With this coil calculator you can design and calculate the properties of a coil
or transformer.
Enter the parameters in the yellow coloured fields, and
then click the calculate buttons.
Below the calculator you will find more explanation about the calculations.
Use the decimal point (not the comma) if
you want to enter decimals.
I recommend
you to also read This webpage
about coils and transformers , a lot of things I use in this calculator have
I learned there.
He explains it very clear.
Explanation of some terms used in this calculator
Inductance: L
The inductance of a coil is the property which describes the relation
between the voltage induced in a coil, and the change of current through the coil.
L = VL / (di/dt)
Where:
L = the inductance of the coil in Henry (H).

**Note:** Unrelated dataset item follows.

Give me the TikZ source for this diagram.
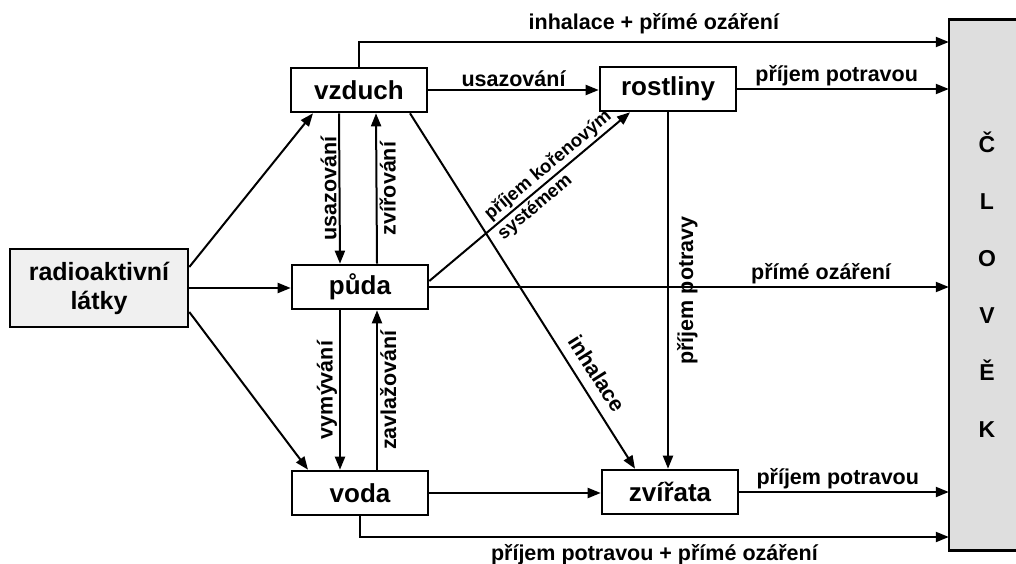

VL = Voltage induced in the coil in Volt
di/dt = change of current through the coil in Ampere per second.
Magnetic flux: Φ
The magnetic flux, commonly denoted as Φ, is
measured in the unit Weber (Wb).
If you have a loop of wire, and apply 1 Volt to the loop during 1 second, the magnetic
flux in the loop will change by 1 Weber.
It doesn't matter what the size or shape of the loop is, or what material inside
the loop is.
You can imagine the unit Wb as being the number of magnetic field lines through the
loop.
For a single loop applies:
Φ = V.t
If a coil has more then one turn, we can use the following formula:
Φ = V.t / N
Where:
Φ = change of magnetic flux in the coil in Weber
V = voltage across the coil in Volt
t = time in second
N = number of turns of the coil
The magnetic flux density B is measured in the unit
Tesla (T).
The magnetic flux density indicates the magnetic flux through a certain area.
One Tesla is one Weber per square metre
Or in formula:
B = Φ / A
Where:
B = magnetic flux density in Tesla
Φ = magnetic flux in Weber
A = area in square metre
Maximum magnetic flux density at low
frequency: Bmax = Bsat
Magnetic materials as used in coil and transformer cores may be used up to a
certain maximum magnetic flux density.
For low frequency applications (inclusive DC) the maximum flux density is limited by magnetic
saturation of the core material, this flux density is called: Bsat.
When saturated, all magnetic areas in the material are pointing in the same
direction.
It is however in theory possible to increase the flux density above saturation,
because of the permeability of vacuum.
But this requires a lot of current through the coil, and excessive power loss in
the windings.
Above saturation, the coil will lose most of it's inductance, and will start
acting like a coil with no coil material in it.
So, keep the flux density below Bsat.
The value of Bsat is given in the datasheet of the core material.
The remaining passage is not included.